**Provided records:**
## START

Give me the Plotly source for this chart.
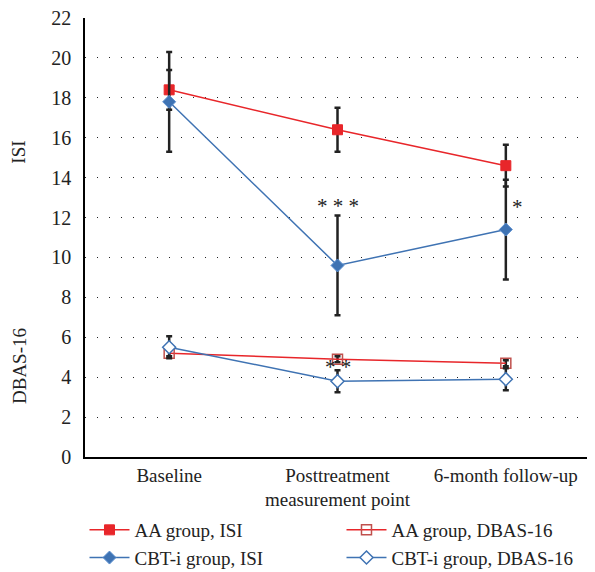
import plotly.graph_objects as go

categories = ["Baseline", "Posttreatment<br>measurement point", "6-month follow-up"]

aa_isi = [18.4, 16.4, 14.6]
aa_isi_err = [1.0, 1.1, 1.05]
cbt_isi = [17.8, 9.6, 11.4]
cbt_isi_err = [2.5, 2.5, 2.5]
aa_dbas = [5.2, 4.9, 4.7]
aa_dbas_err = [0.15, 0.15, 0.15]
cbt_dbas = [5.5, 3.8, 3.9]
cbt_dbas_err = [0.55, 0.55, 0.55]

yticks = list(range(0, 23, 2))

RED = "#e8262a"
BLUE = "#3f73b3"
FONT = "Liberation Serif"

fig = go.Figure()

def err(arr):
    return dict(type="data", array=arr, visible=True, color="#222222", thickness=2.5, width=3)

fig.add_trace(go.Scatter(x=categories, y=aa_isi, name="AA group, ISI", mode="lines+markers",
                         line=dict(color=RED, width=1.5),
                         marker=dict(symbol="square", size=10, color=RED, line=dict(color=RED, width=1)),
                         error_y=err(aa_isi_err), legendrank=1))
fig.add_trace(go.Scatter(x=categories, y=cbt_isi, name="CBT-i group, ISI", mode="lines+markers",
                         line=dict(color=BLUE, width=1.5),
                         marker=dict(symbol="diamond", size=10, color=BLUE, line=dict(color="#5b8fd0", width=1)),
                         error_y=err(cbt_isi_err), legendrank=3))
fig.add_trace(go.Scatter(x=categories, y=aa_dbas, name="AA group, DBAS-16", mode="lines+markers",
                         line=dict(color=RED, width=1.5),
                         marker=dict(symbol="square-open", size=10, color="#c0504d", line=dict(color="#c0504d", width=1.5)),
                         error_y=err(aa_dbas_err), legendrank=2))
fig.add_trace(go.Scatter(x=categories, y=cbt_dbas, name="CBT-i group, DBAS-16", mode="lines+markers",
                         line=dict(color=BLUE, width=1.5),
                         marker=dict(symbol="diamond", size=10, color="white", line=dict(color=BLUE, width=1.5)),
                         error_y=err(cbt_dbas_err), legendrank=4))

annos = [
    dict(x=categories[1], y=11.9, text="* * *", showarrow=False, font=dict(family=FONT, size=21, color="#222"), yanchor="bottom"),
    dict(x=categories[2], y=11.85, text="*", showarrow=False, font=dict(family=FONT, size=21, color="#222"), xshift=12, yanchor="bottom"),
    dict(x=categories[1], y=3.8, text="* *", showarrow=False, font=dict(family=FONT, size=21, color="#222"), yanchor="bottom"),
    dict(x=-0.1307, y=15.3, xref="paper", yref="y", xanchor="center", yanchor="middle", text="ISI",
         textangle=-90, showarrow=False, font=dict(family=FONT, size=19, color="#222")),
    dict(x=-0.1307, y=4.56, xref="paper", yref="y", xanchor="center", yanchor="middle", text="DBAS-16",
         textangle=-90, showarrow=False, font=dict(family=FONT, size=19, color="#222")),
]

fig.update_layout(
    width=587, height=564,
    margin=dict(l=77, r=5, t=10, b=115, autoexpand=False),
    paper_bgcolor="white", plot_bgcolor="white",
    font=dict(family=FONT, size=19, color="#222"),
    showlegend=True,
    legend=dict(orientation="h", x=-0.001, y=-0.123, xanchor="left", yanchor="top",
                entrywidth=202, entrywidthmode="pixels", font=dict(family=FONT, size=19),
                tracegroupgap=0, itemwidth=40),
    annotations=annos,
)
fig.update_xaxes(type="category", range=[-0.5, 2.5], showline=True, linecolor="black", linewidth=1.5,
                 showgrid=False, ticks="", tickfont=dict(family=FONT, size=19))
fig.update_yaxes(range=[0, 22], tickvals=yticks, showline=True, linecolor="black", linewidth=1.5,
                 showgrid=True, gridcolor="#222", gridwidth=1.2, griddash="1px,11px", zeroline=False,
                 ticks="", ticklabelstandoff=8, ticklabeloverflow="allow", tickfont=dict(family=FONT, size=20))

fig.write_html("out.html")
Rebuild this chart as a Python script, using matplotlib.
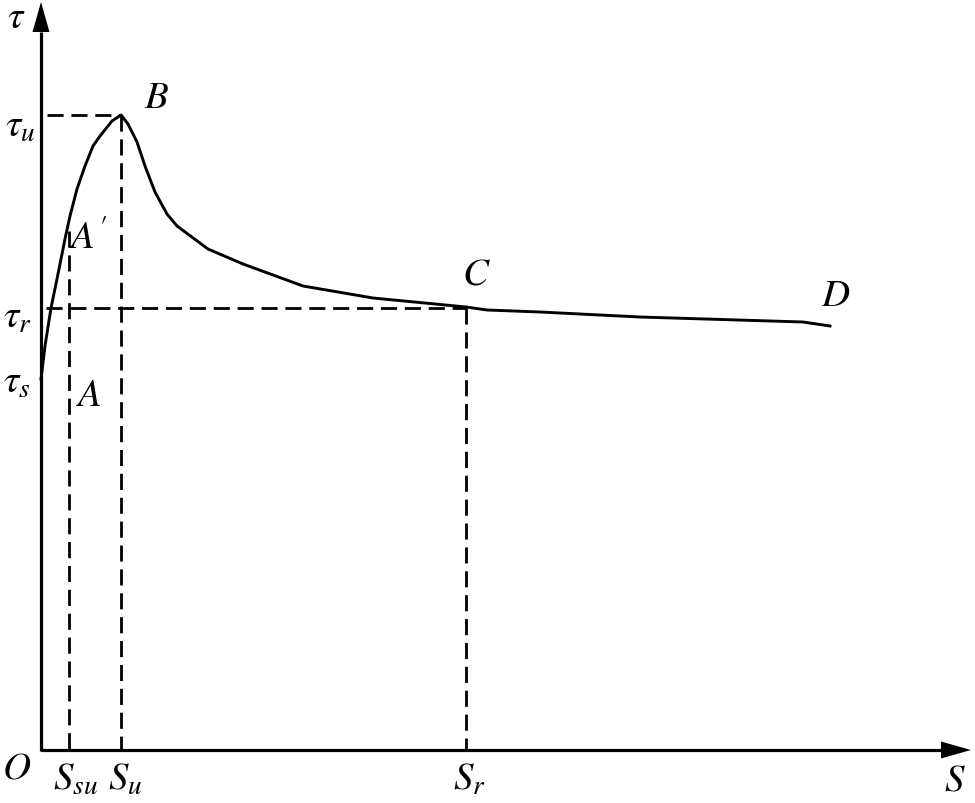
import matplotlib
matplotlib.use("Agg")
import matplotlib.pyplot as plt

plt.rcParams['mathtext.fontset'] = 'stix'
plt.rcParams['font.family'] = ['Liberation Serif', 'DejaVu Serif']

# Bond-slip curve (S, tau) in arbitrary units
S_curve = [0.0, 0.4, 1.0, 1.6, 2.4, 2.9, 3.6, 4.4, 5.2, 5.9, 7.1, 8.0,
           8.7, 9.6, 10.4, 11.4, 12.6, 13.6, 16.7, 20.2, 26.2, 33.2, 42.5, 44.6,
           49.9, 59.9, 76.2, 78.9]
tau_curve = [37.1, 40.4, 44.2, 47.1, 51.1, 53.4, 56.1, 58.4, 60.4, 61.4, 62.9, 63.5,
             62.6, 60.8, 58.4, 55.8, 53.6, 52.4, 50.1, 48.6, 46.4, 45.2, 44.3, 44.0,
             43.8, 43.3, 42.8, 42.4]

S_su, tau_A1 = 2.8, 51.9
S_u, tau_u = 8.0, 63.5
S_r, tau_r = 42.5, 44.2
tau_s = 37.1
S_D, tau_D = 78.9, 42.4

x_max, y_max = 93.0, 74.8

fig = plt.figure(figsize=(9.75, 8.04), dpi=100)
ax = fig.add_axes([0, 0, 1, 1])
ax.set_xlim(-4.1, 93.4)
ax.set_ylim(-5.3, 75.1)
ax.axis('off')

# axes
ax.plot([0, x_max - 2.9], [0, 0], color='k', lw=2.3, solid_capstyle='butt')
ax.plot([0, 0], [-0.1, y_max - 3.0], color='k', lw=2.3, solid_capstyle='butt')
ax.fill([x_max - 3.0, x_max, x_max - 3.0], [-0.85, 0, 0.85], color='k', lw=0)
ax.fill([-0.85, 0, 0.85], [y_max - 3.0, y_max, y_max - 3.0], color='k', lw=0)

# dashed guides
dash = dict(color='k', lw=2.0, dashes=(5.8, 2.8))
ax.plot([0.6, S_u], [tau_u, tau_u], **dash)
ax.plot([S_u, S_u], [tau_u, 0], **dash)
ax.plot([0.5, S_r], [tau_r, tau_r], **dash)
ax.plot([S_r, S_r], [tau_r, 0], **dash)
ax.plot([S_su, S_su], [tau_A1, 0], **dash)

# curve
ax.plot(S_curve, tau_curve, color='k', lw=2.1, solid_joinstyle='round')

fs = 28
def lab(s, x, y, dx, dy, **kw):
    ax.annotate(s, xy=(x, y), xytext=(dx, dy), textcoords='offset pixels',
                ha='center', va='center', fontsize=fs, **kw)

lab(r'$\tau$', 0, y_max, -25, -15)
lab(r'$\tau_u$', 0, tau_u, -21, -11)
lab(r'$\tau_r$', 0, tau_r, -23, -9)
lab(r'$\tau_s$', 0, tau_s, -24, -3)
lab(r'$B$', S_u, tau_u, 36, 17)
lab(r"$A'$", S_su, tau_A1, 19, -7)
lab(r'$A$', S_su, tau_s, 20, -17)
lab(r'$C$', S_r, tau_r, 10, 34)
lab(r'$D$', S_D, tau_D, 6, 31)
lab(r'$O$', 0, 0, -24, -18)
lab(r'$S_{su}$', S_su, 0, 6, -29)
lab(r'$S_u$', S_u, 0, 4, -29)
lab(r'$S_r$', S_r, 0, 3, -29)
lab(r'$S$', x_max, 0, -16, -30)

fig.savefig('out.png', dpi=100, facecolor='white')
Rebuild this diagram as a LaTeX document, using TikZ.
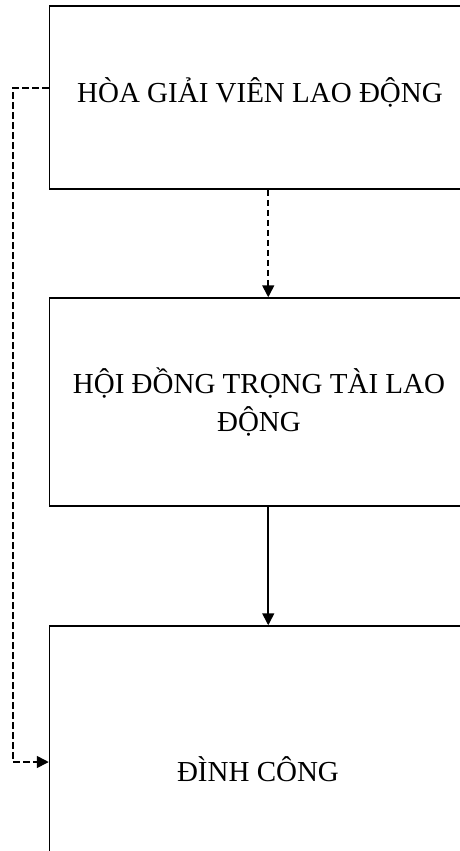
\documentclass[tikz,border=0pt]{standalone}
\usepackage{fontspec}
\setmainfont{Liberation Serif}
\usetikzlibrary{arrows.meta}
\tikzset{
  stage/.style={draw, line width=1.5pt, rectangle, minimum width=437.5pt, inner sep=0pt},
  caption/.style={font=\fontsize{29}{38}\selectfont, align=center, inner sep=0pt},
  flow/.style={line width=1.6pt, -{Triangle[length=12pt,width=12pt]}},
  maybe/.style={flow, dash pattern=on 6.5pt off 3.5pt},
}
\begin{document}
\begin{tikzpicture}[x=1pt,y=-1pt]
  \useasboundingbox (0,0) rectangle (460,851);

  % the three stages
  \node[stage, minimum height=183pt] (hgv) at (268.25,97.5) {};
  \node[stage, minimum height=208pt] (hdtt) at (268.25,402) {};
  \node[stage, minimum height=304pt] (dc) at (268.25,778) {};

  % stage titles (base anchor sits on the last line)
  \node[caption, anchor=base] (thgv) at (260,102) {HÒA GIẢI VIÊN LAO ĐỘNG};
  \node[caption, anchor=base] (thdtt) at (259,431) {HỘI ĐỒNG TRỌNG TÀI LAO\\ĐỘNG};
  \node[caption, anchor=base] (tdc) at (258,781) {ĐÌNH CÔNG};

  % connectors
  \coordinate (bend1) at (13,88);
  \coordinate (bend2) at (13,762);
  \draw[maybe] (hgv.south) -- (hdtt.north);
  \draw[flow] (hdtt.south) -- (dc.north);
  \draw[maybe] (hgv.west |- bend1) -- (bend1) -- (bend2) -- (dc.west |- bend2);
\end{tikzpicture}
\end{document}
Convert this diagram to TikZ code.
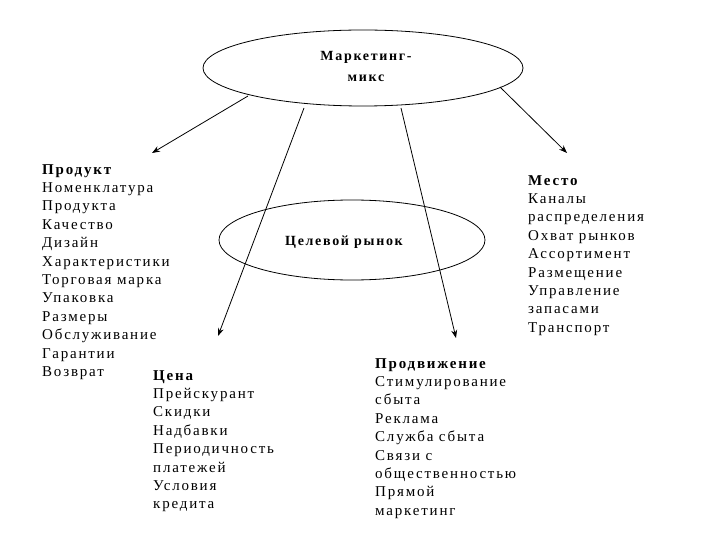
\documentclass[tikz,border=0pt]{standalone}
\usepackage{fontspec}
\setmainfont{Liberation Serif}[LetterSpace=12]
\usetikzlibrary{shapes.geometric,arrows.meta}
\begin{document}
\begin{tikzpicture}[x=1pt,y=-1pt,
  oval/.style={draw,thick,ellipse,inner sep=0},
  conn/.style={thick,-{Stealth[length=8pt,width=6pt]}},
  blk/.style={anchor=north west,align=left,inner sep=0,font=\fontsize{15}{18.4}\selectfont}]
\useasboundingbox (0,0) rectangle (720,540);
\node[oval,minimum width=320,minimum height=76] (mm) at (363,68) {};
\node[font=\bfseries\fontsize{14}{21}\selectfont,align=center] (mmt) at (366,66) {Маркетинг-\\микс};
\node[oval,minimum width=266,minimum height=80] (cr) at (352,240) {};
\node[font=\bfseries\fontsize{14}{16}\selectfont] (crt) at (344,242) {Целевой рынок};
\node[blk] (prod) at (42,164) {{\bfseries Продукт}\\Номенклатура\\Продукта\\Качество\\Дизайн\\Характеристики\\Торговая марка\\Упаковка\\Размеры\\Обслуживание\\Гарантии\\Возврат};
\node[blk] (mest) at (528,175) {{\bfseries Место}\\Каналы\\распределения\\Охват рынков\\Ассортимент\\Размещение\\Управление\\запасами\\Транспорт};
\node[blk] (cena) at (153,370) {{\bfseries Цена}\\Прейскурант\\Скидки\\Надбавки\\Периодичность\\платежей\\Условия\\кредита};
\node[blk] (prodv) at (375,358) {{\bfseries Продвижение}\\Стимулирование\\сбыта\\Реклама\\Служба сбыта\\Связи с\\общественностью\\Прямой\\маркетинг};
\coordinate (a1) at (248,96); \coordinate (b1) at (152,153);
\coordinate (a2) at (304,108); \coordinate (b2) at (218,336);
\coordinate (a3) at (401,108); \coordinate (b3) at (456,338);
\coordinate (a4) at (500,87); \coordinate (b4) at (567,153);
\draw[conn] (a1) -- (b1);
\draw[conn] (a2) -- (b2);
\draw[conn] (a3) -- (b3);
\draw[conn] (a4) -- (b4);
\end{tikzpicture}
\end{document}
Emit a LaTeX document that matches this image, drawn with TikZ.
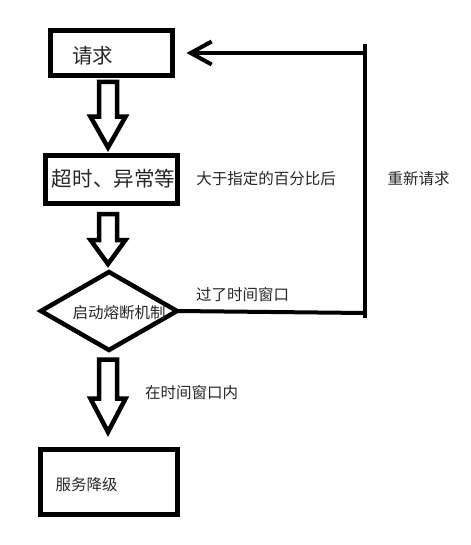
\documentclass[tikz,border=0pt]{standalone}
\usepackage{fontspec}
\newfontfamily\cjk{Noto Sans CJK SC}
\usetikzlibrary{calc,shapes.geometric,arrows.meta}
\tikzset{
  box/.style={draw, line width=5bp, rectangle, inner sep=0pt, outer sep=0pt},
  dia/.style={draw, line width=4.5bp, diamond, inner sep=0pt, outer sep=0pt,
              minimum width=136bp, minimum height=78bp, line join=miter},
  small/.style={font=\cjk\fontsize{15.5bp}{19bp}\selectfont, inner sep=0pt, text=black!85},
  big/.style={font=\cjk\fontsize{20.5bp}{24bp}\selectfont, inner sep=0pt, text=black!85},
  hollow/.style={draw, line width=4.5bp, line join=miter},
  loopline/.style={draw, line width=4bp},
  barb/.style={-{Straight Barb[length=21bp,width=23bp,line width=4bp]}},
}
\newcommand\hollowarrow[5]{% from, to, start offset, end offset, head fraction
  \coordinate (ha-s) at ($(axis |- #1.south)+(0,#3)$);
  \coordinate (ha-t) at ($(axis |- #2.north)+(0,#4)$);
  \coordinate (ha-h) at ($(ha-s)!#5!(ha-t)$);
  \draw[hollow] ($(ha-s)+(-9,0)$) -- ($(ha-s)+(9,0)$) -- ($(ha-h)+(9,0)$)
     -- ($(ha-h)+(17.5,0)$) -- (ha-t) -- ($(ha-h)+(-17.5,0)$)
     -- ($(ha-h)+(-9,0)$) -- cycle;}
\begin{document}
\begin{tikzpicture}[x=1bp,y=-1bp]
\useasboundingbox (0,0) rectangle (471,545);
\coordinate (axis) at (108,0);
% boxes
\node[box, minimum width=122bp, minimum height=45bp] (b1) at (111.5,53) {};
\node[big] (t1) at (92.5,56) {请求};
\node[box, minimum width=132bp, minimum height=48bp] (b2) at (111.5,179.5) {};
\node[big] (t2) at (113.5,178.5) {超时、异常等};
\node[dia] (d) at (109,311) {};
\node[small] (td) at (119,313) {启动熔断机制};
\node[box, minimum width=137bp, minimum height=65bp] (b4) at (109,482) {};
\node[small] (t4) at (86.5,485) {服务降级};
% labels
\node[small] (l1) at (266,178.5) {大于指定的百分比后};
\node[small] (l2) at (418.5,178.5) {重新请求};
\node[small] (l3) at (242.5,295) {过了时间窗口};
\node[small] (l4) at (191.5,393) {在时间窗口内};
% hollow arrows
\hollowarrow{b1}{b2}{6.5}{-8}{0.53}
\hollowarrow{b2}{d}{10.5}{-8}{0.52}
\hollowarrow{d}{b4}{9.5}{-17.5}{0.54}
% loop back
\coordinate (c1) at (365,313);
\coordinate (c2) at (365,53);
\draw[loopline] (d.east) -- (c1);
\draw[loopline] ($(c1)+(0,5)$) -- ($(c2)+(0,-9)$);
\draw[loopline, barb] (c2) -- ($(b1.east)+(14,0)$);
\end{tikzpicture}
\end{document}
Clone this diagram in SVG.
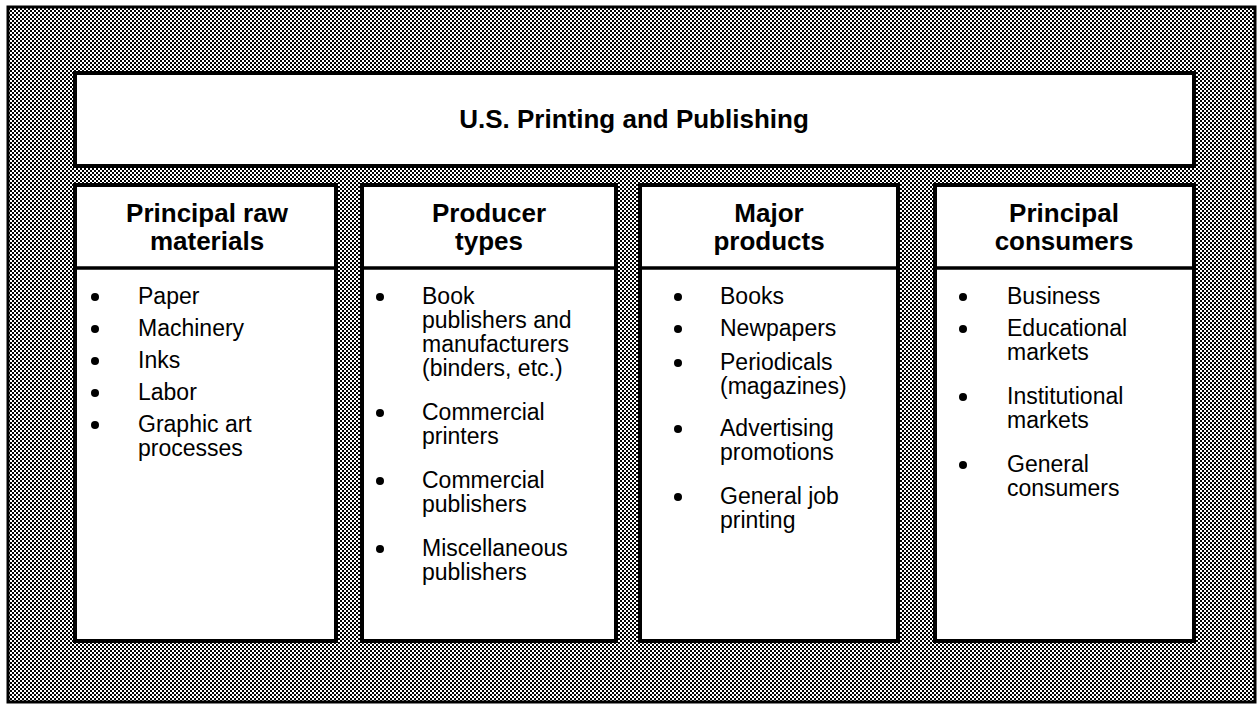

## END

**Goal:** Copy the records above from the first line through the line containing "yticks = list(range(0, 23, 2))", both included, and leave out any pictures.

**Solution below:**
Give me the Plotly source for this chart.
import plotly.graph_objects as go

categories = ["Baseline", "Posttreatment<br>measurement point", "6-month follow-up"]

aa_isi = [18.4, 16.4, 14.6]
aa_isi_err = [1.0, 1.1, 1.05]
cbt_isi = [17.8, 9.6, 11.4]
cbt_isi_err = [2.5, 2.5, 2.5]
aa_dbas = [5.2, 4.9, 4.7]
aa_dbas_err = [0.15, 0.15, 0.15]
cbt_dbas = [5.5, 3.8, 3.9]
cbt_dbas_err = [0.55, 0.55, 0.55]

yticks = list(range(0, 23, 2))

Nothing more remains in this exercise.